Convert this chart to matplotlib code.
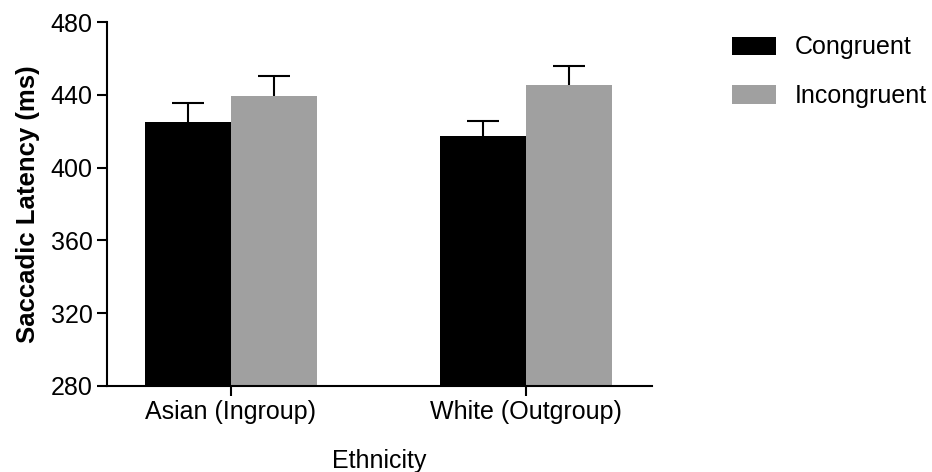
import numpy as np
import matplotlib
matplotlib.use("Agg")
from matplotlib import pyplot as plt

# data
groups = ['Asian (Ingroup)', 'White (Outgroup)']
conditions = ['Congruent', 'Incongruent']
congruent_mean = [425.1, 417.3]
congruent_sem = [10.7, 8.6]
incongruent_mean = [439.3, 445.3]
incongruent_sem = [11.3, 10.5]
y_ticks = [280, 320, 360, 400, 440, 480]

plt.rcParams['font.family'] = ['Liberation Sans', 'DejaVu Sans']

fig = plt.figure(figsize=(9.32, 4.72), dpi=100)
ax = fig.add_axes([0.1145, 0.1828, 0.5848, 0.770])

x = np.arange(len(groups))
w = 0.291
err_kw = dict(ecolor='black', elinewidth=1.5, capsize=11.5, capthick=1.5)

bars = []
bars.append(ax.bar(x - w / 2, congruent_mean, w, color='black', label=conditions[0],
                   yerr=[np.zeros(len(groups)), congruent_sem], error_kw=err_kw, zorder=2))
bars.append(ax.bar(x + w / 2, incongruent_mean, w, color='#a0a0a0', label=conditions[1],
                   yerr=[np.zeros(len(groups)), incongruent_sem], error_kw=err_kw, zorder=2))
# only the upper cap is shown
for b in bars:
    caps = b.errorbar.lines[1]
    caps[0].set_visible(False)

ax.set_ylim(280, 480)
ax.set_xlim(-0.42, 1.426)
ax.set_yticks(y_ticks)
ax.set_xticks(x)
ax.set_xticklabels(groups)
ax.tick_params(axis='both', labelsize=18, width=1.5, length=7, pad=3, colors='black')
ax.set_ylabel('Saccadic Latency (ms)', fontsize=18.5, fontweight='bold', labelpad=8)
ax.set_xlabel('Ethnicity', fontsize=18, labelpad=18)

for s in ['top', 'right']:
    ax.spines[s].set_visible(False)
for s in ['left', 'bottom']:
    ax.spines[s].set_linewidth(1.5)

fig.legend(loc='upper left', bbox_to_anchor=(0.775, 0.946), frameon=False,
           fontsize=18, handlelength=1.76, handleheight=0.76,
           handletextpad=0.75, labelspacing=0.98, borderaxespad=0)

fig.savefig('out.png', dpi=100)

* _INSTRUCTION_: Transcribe the opening line of the listing above, please, and every line after it through the line with "plt.rcParams['font.family'] = ['Liberation", word for word, without pictures.

* _SOLVED EXERCISE_:
Convert this chart to matplotlib code.
import numpy as np
import matplotlib
matplotlib.use("Agg")
from matplotlib import pyplot as plt

# data
groups = ['Asian (Ingroup)', 'White (Outgroup)']
conditions = ['Congruent', 'Incongruent']
congruent_mean = [425.1, 417.3]
congruent_sem = [10.7, 8.6]
incongruent_mean = [439.3, 445.3]
incongruent_sem = [11.3, 10.5]
y_ticks = [280, 320, 360, 400, 440, 480]

plt.rcParams['font.family'] = ['Liberation Sans', 'DejaVu Sans']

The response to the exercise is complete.